Material

Die New Yorker Musiker Michael Beinhorn und Bill Laswell arbeiten seit 1979 mit dem Ton-Ingenieur Martin Bisi und dem kreativen Manager Roger Trilling als Material zusammen, aber wie heute so oft sind sie eher eine Organisation Institution als eine Band, wie man das von früher kennt. Sie arbeiten mit wechselnden Größen aus allen musikalischen Bereichen, betreiben seit neuestem ein eigenes Label, machen Platten unter dem Namen Material und anderen Namen, produzieren Platten anderer Musiker und geben Konzerte. Eines davon demnächst in Hamburg.

Die Geschichte der Aktivitäten Materials füllt ein Buch. Die dazugehörigen, sehr unterschiedlichen Wertungen würden den Platz eines zweiten Bandes benötigen, denn Material sind zwei hervorragende Musiker. Aber bei ihren stilistischen Wechselbädern kann auch Substanz verloren gehen.

Nach mehr oder weniger experimentellen Anfängen, von denen zwei LPs und mehrere Maxi-Singles Zeugnis ablegen, wurde es für Material ernst, als sie zu internationalen Jazz-Größen beim Berliner Jazz-Fest und ein Album mit diversen der New Yorker Free-Jazz-Szene drängte sie in eine Richtung, die für das ambitionierte Team, das schließlich einmal mit Elektronik, New Wave/Funk und Avantgarde begonnen hatte, keineswegs die allein selig machende sein sollte.

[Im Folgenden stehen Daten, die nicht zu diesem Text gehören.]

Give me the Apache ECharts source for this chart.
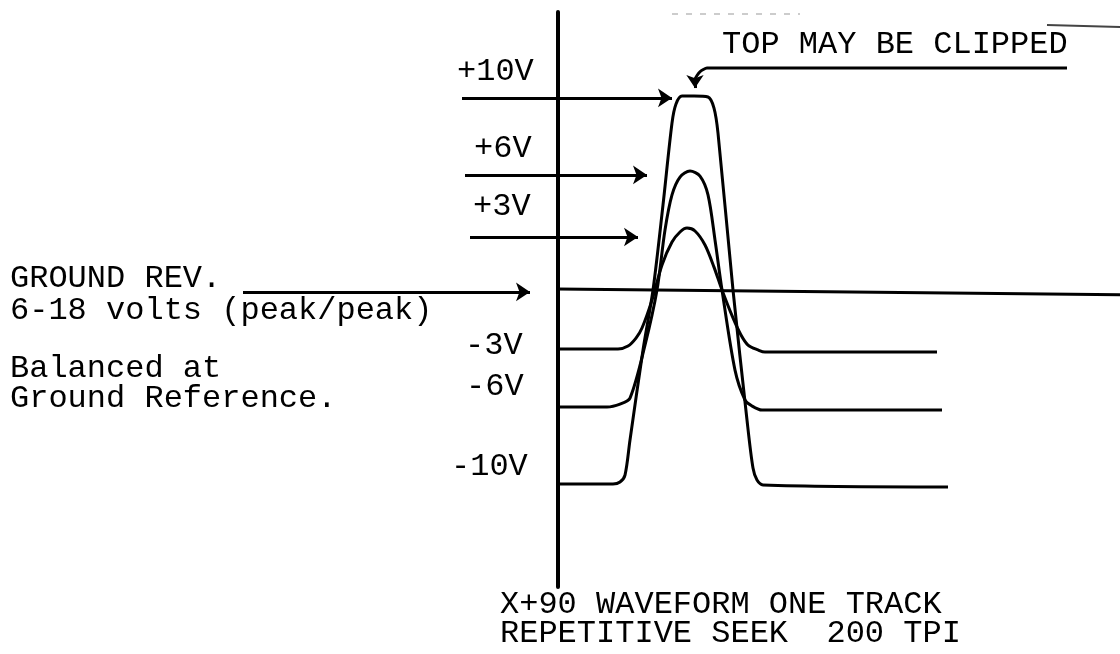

Der Erfolg der Disco-Single „Burstin“, die Material mit der Ex-Labelle Vokalistin Nona Hendryx aufnahm, bestärkte sie darin, ein anderes Terrain auszuprobieren. Man tat sich mit dem ebenso exzellenten wie experimentierfreudigen Chic-Gitarristen Nile Rodgers zusammen, um eine Disco-LP aufzunehmen, deren Hits („Im The One“) auch in Hamburg alle Besucher einschlägiger Etablissements kennen, die aber auch nicht von Überraschungen frei ist. So liefert der 60er-Jahre-Free-Jazz-Veteran Archie Shepp einen Beitrag ab, der es verdient, Geschichte zu machen, auch wenn es nur ein wenige Sekunden dauerndes Saxophonsolo in der von Material gecoverten Soft-Machine-Ballade „Memories“ ist.

Nile Rodgers versorgt Material mit seinem federnden Gitarrensound und erschloß ihnen via Black Radio in den USA einen neuen Markt. Doch sind Material inzwischen wieder einen Schritt weitergegangen. Bereits der letzte Track der LP deutet an, daß man sich für den schwarzen Rap-Scratch-DJ-Untergrund zu interessieren beginnt. Das Faible für elektronische Spielsachen neuerer Bauart, das dort zu spüren ist, trifft sich an manchen Punkten mit der Elektronik-Begeisterung der frühen Material-Maxis. Material haben nun mit Afrika Bambaataa, den man neulich im Trinity sehen konnte, eine Maxi eingespielt und sich für ihre Europa-Tour neben ihrem etatmäßigen Drummer als viertes Mitglied den DJ Grandmixer DST angelacht. DST ist ein prominenter Scratcher in den schwarzen Hip-Clubs von New York, und er wird zur Live-Show von Material scharfe Sounds, grelle, harte Detailgeräusche, die er aus Platten herauskitzelt, beisteuern. Wie sich das anhört, konnte ich unlängst erleben, als mir Bill Laswell eine Cassette mit Basic-Tracks vorspielte, die Material mit DST für das neue Herbie-Hancock-Album gemacht haben. Extrem verhakte, rythmische Leckerbissen, Knall-Zack-Zong-Lärm von einer äußerst anregenden Sorte. Dies ist ein gutes Konzept für eine Band, die momentan hauptamtlich damit beschäftigt ist, New Yorker Obskuritäten von den Golden Palominos (die neue Band von Arto Lindsay), Bill Laswell selber, Material-Freund Fred Frith und anderen musikalischen Randständigen über das eigene Label an weltweite Konzerne zu verkaufen. Als Zukunft der Pop-Musik. Die es objektiv sein könnte, wer weiß.